Em recente debate de que participei acerca dos quatro anos do Real -presentes economistas de oposição e de governo-, a discussão foi monopolizada pelas projeções sobre os déficits público e em conta corrente.

De lado a lado, os economistas caminhavam com desenvoltura em torno de conceitos como grau de déficit público aceitável, nível de investimento necessário para retomar o desenvolvimento etc. Comparavam-se dados de investimento sobre PIB de agora com os dos últimos anos, sem levar em conta os enormes desperdícios ocorridos ao longo dos últimos 15 anos, em obras inacabadas ou superfaturadas, por conta de falta de controle e inflação, descontinuidade na liberação dos recursos orçamentários e tudo o mais que caracterizou os anos 80.

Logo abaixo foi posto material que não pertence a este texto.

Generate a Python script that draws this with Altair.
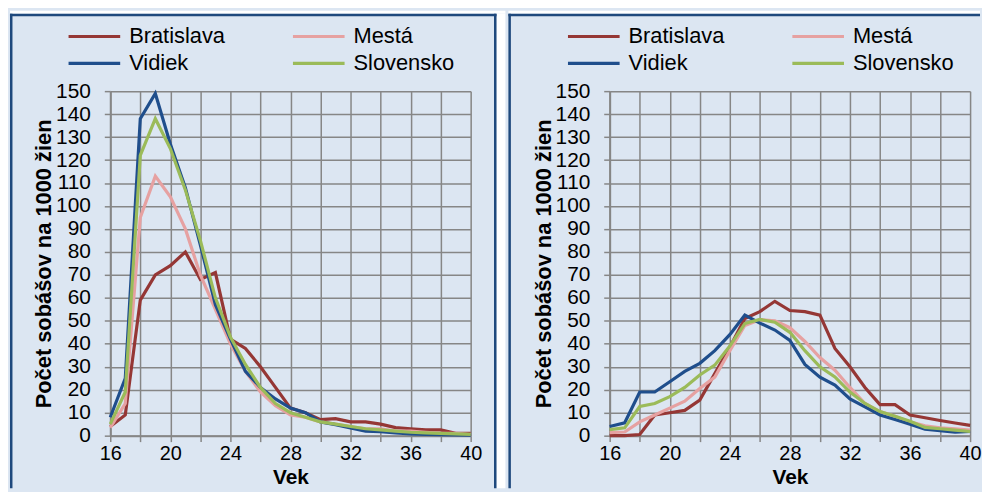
import altair as alt
import pandas as pd

FONT = "Liberation Sans"
BG = "#dce6f2"
BORDER = "#1f497d"
GRID = "#868686"

ages = list(range(16, 41))
series = ["Bratislava", "Mestá", "Vidiek", "Slovensko"]
colors = ["#953735", "#e6a1a1", "#1f4e8c", "#9bbb59"]
legend_order = ["Bratislava", "Vidiek", "Mestá", "Slovensko"]

x_ticks = list(range(16, 41, 2))
y_ticks = list(range(0, 151, 10))

# left panel
left_bratislava = [4, 9, 59, 70, 74, 80, 68, 71, 42, 38, 30, 21, 12, 10, 7, 7.4, 6, 6, 5, 3.5, 3, 2.5, 2.5, 1, 1]
left_mesta = [3.5, 14, 95, 113, 104, 90, 70, 55, 40, 28, 19, 13, 9, 8, 6, 5, 4, 3, 3, 2, 2, 1.5, 1, 1, 0.5]
left_vidiek = [8, 25, 138, 149, 127, 108, 83, 57, 42, 28, 21, 16, 12, 10, 6, 4.8, 3.4, 2, 1.7, 1.2, 0.8, 0.6, 0.4, 0.3, 0.2]
left_slovensko = [5, 19, 122, 138, 125, 107, 85, 60, 43, 31, 21, 14, 10, 8, 6, 5, 4, 3, 2.5, 2, 1.5, 1.2, 1, 0.8, 0.6]

# right panel
right_bratislava = [0, 0, 0.5, 9, 10, 11, 15.5, 27, 38.5, 51, 54, 58.5, 54.5, 54, 52.5, 38, 30, 21, 13.5, 13.5, 9, 7.8, 6.6, 5.5, 4.5]
right_mesta = [1.3, 1.6, 6, 9, 12, 15, 20.5, 25.5, 37, 48, 50.5, 50, 47, 41, 34, 28.5, 21, 14, 10.5, 8.5, 6, 4.3, 3.4, 3, 2.4]
right_vidiek = [4, 5.6, 19, 19, 23.5, 28, 31.5, 37, 44, 52.5, 49, 46, 41.5, 31, 25.5, 22, 16, 12.5, 9, 7, 5, 2.8, 2.2, 1.5, 1.8]
right_slovensko = [2.6, 3.4, 12.7, 14, 17, 21, 26.4, 30.7, 39, 48.8, 50.6, 49.4, 45, 37, 30, 25.6, 19, 14, 10.5, 8.5, 6.3, 3.6, 3, 2.4, 1.8]

W, H = 363, 347
TOP, BOTTOM = -78, 400
BW = 2.5

xscale = alt.Scale(domain=[16, 40], nice=False, zero=False)
yscale = alt.Scale(domain=[0, 150], nice=False)


def make_panel(vals, rx1, rx2, right_border, gap):
    rows = []
    for s, arr in zip(series, vals):
        for a, v in zip(ages, arr):
            rows.append({"Vek": a, "Hodnota": v, "Séria": s})
    df = pd.DataFrame(rows)
    one = pd.DataFrame({"k": [0]})

    layers = []
    # white strip above the panel
    layers.append(alt.Chart(one).mark_rect(fill="white").encode(
        x=alt.value(rx1), x2=alt.value(rx2 + gap), y=alt.value(TOP - 3), y2=alt.value(TOP)))
    if gap:
        layers.append(alt.Chart(one).mark_rect(fill="white").encode(
            x=alt.value(rx2), x2=alt.value(rx2 + gap), y=alt.value(TOP), y2=alt.value(BOTTOM)))
    layers.append(alt.Chart(one).mark_rule(color=BORDER, strokeWidth=BW).encode(
        x=alt.value(rx1), x2=alt.value(rx2), y=alt.value(TOP + BW / 2)))
    layers.append(alt.Chart(one).mark_rule(color=BORDER, strokeWidth=BW).encode(
        x=alt.value(rx1 + BW / 2), y=alt.value(TOP), y2=alt.value(BOTTOM)))
    if right_border:
        layers.append(alt.Chart(one).mark_rule(color=BORDER, strokeWidth=BW).encode(
            x=alt.value(rx2 - BW / 2), y=alt.value(TOP), y2=alt.value(BOTTOM)))

    xaxis = alt.Axis(values=x_ticks, labelExpr="datum.value % 4 == 0 ? datum.label : ''",
                     title="Vek", titleFont=FONT, titleFontSize=21, titleFontWeight="bold",
                     titleColor="black", labelFont=FONT, labelFontSize=20, labelColor="black",
                     tickColor=GRID, tickSize=6, tickWidth=1.5, domainColor=GRID, domainWidth=2,
                     labelPadding=2, titleY=31, grid=True, gridColor=GRID, gridWidth=1.5,
                     gridOpacity=1, labelFlush=False, labelOverlap=False)
    yaxis = alt.Axis(values=y_ticks, title="Počet sobášov na 1000 žien", titleFont=FONT,
                     titleFontSize=22, titleFontWeight="bold", titleColor="black",
                     labelFont=FONT, labelFontSize=21, labelColor="black", tickColor=GRID,
                     tickSize=6, tickWidth=1.5, domainColor=GRID, domainWidth=2,
                     labelPadding=14, grid=True, gridColor=GRID, gridWidth=1.5, gridOpacity=1,
                     labelOverlap=False, titleX=-55)

    lines = alt.Chart(df).mark_line(strokeWidth=3.2).encode(
        x=alt.X("Vek:Q", scale=xscale, axis=xaxis),
        y=alt.Y("Hodnota:Q", scale=yscale, axis=yaxis),
        color=alt.Color("Séria:N", scale=alt.Scale(domain=legend_order,
                                                   range=[colors[series.index(s)] for s in legend_order]),
                        legend=alt.Legend(orient="none", legendX=-44, legendY=-66, columns=2,
                                          symbolType="stroke", symbolStrokeWidth=3.2,
                                          symbolSize=2704, labelFont=FONT, labelFontSize=22,
                                          labelColor="black", title=None, columnPadding=66,
                                          rowPadding=5, clipHeight=22, padding=0,
                                          labelOffset=7, labelLimit=300)),
        detail="Séria:N",
    )
    layers.append(lines)
    return alt.layer(*layers).properties(width=W, height=H)


left = make_panel([left_bratislava, left_mesta, left_vidiek, left_slovensko], -101, 389, True, 9)
right = make_panel([right_bratislava, right_mesta, right_vidiek, right_slovensko], -102, 373, False, 0)

chart = alt.hconcat(left, right, spacing=0).resolve_scale(color="independent").resolve_legend(
    color="independent").properties(padding={"left": 0, "top": 0, "right": 0, "bottom": 0}
).configure_view(strokeWidth=0, fill="white").configure(background=BG)

chart.save("out.html", embed_options={"renderer": "svg", "actions": False})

Nenhum dos presentes -eu no meio- tinha a mais vaga idéia, além da observação empírica, sobre como fatores políticos e sociais se entrelaçam, como se cria um ambiente de desenvolvimento, como se reproduzem experiências vitoriosas de articulação da cadeia produtiva, em outras partes do país, qual o peso das mudanças culturais na formação desse ambiente e assim por diante.

Éramos todos contadores, discutindo o balanço, sem a mínima noção acerca da complexidade das teias políticas, sociais e econômicas que definem o processo de desenvolvimento.

Visão sistêmica

É aí que entra a visão sistêmica do físico -perto da qual essa enorme discussão macroeconômica torna-se uma pobreza franciscana. Em nível internacional, ajudaram a ciência econômica a sistematizar novas formas de pensar, com suas contribuições sobre a teoria do caos ou sobre a natureza dos mercados de derivativos.

Não é por outro motivo que, no Brasil, os físicos vêm ocupando cada vez mais cargos-chave e tendo papel central nessa reavaliação de conceitos. Hoje eles estão na vanguarda das discussões sobre a política científico-tecnológica, são os que melhor têm demonstrado entender o novo papel da universidade, e mesmo o fenômeno do desenvolvimento em si. Embora haja chutadores em qualquer profissão, a existência de um físico à frente de determinado órgão é garantia, no mínimo, de uma visão original acerca do problema a ser enfrentado.